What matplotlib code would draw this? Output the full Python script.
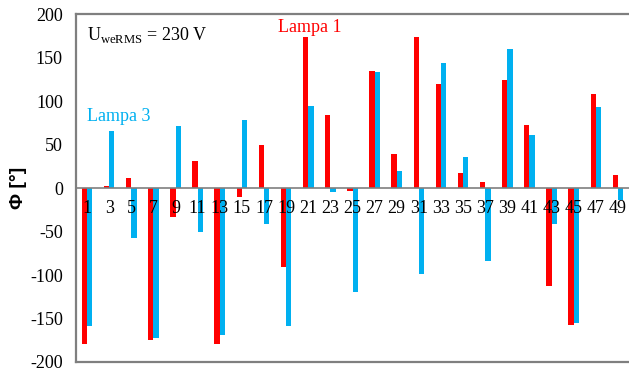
import matplotlib.pyplot as plt
import numpy as np

# harmonic orders and phase angles
harmonics = [1, 3, 5, 7, 9, 11, 13, 15, 17, 19, 21, 23, 25,
             27, 29, 31, 33, 35, 37, 39, 41, 43, 45, 47, 49]
lampa1 = [-179, 2, 11, -175, -33, 31, -179, -10, 49, -91, 174, 84, -3,
          134, 39, 174, 120, 17, 7, 124, 72, -113, -157, 108, 15]
lampa3 = [-159, 66, -58, -172, 71, -50, -169, 78, -41, -159, 94, -5, -120,
          133, 20, -99, 144, 36, -84, 160, 61, -41, -155, 93, -14]

red = '#FF0000'
blue = '#00B0F0'
grey = '#7F7F7F'

fig = plt.figure(figsize=(6.29, 3.72), dpi=100)
ax = fig.add_axes([76 / 629, 1 - 362 / 372, 553 / 629, 348 / 372])

x = np.arange(len(harmonics))
w = 0.24
ax.bar(x - w / 2, lampa1, w, color=red, zorder=2)
ax.bar(x + w / 2, lampa3, w, color=blue, zorder=2)

ax.set_xlim(-0.5, len(harmonics) - 0.5)
ax.set_ylim(-200, 200)
ax.set_yticks(np.arange(-200, 201, 50))
ax.set_yticklabels([str(v) for v in range(-200, 201, 50)],
                   family='Liberation Serif', fontsize=13)
ax.tick_params(axis='y', length=0, pad=9.5)
ax.set_xticks([])

# category labels sit just under the zero line
for xi, h in zip(x, harmonics):
    ax.text(xi, -14, str(h), ha='center', va='top',
            family='Liberation Serif', fontsize=13, zorder=3)

ax.axhline(0, color=grey, lw=1.2, zorder=3)
for s in ['left', 'top', 'bottom']:
    ax.spines[s].set_color(grey)
    ax.spines[s].set_linewidth(1.6)
ax.spines['right'].set_visible(False)

ax.set_ylabel('Φ [°]', family='Liberation Sans', fontweight='bold',
              fontsize=14)
ax.yaxis.set_label_coords(-0.089, 0.5)

ax.text(0.02, 0.94, r'U$_{\mathregular{weRMS}}$ = 230 V', transform=ax.transAxes,
        family='Liberation Serif', fontsize=13, va='center', ha='left')
ax.text(8.63, 184, 'Lampa 1', color=red, family='Liberation Serif',
        fontsize=13, va='center', ha='left')
ax.text(0.0, 82, 'Lampa 3', color=blue, family='Liberation Serif',
        fontsize=13, va='center', ha='left')

fig.savefig('out.png', dpi=100)
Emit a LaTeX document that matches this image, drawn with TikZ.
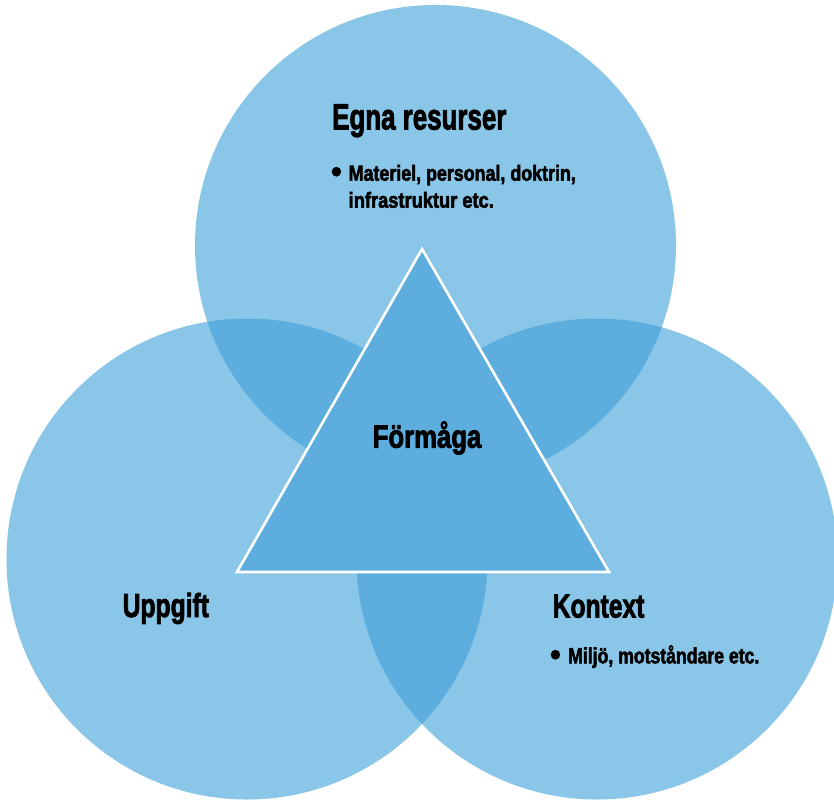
\documentclass[tikz,border=0pt]{standalone}
\usepackage{fontspec}
\setmainfont{Liberation Sans}
\newfontfamily\condbold{Liberation Sans}[FakeBold=2.6]
\definecolor{circlefill}{RGB}{138,198,231}
\definecolor{overlapfill}{RGB}{93,174,222}
\tikzset{
  venn/.style={fill=circlefill},
  heading/.style={anchor=base west, inner sep=0pt, text=black},
  itemtext/.style={anchor=base west, inner sep=0pt, text=black},
  corebox/.style={fill=overlapfill, draw=white, line width=2.6pt, line join=miter}
}
% horizontally condensed bold label: size, horizontal scale, text
\newcommand{\condtxt}[3]{\fontsize{#1}{#1}\condbold\bfseries\scalebox{#2}[1.04]{#3}}
\begin{document}
\begin{tikzpicture}[x=1pt,y=-1pt]
  \useasboundingbox (0,0) rectangle (834,800);
  \clip (0,0) rectangle (834,800);
  \fill[white] (0,0) rectangle (834,800);

  % circle centres
  \coordinate (ctop)   at (435.5,245.5);
  \coordinate (cleft)  at (247,559);
  \coordinate (cright) at (597,559);
  \def\rad{240.5}

  % the three sets
  \fill[venn] (ctop) circle (\rad);
  \fill[venn] (cleft) circle (\rad);
  \fill[venn] (cright) circle (\rad);

  % pairwise overlaps
  \begin{scope}
    \clip (ctop) circle (\rad);
    \fill[overlapfill] (cleft) circle (\rad);
    \fill[overlapfill] (cright) circle (\rad);
  \end{scope}
  \begin{scope}
    \clip (cleft) circle (\rad);
    \fill[overlapfill] (cright) circle (\rad);
  \end{scope}

  % central triangle
  \coordinate (tapex)  at (422,249);
  \coordinate (tleft)  at (237,572);
  \coordinate (tright) at (609,572);
  \filldraw[corebox] (tapex) -- (tleft) -- (tright) -- cycle;

  % labels
  \node[heading] (egna) at (332,129.5) {\condtxt{35}{0.74}{Egna resurser}};
  \node[itemtext] (b1) at (331,182) {\condtxt{30}{1}{\textbullet}};
  \node[itemtext] (egnaA) at (348.5,180.7) {\condtxt{21}{0.85}{Materiel, personal, doktrin,}};
  \node[itemtext] (egnaB) at (348.5,207.7) {\condtxt{21}{0.87}{infrastruktur etc.}};

  \node[heading] (formaga) at (372.5,447.7) {\condtxt{31}{0.83}{Förmåga}};

  \node[heading] (uppgift) at (122.5,617) {\condtxt{32}{0.77}{Uppgift}};

  \node[heading] (kontext) at (552.5,617.5) {\condtxt{32}{0.77}{Kontext}};
  \node[itemtext] (b2) at (550,665) {\condtxt{30}{1}{\textbullet}};
  \node[itemtext] (kontextA) at (568,663.3) {\condtxt{21}{0.84}{Miljö, motståndare etc.}};
\end{tikzpicture}
\end{document}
+ + + + + + +
** The task **
From the records above, copy only the lines running from the line holding "Emit a LaTeX" through the line holding "(tright) -- cycle;", with no pictures.

** Final answer **
Emit a LaTeX document that matches this image, drawn with TikZ.
\documentclass[tikz,border=0pt]{standalone}
\usepackage{fontspec}
\setmainfont{Liberation Sans}
\newfontfamily\condbold{Liberation Sans}[FakeBold=2.6]
\definecolor{circlefill}{RGB}{138,198,231}
\definecolor{overlapfill}{RGB}{93,174,222}
\tikzset{
  venn/.style={fill=circlefill},
  heading/.style={anchor=base west, inner sep=0pt, text=black},
  itemtext/.style={anchor=base west, inner sep=0pt, text=black},
  corebox/.style={fill=overlapfill, draw=white, line width=2.6pt, line join=miter}
}
% horizontally condensed bold label: size, horizontal scale, text
\newcommand{\condtxt}[3]{\fontsize{#1}{#1}\condbold\bfseries\scalebox{#2}[1.04]{#3}}
\begin{document}
\begin{tikzpicture}[x=1pt,y=-1pt]
  \useasboundingbox (0,0) rectangle (834,800);
  \clip (0,0) rectangle (834,800);
  \fill[white] (0,0) rectangle (834,800);

  % circle centres
  \coordinate (ctop)   at (435.5,245.5);
  \coordinate (cleft)  at (247,559);
  \coordinate (cright) at (597,559);
  \def\rad{240.5}

  % the three sets
  \fill[venn] (ctop) circle (\rad);
  \fill[venn] (cleft) circle (\rad);
  \fill[venn] (cright) circle (\rad);

  % pairwise overlaps
  \begin{scope}
    \clip (ctop) circle (\rad);
    \fill[overlapfill] (cleft) circle (\rad);
    \fill[overlapfill] (cright) circle (\rad);
  \end{scope}
  \begin{scope}
    \clip (cleft) circle (\rad);
    \fill[overlapfill] (cright) circle (\rad);
  \end{scope}

  % central triangle
  \coordinate (tapex)  at (422,249);
  \coordinate (tleft)  at (237,572);
  \coordinate (tright) at (609,572);
  \filldraw[corebox] (tapex) -- (tleft) -- (tright) -- cycle;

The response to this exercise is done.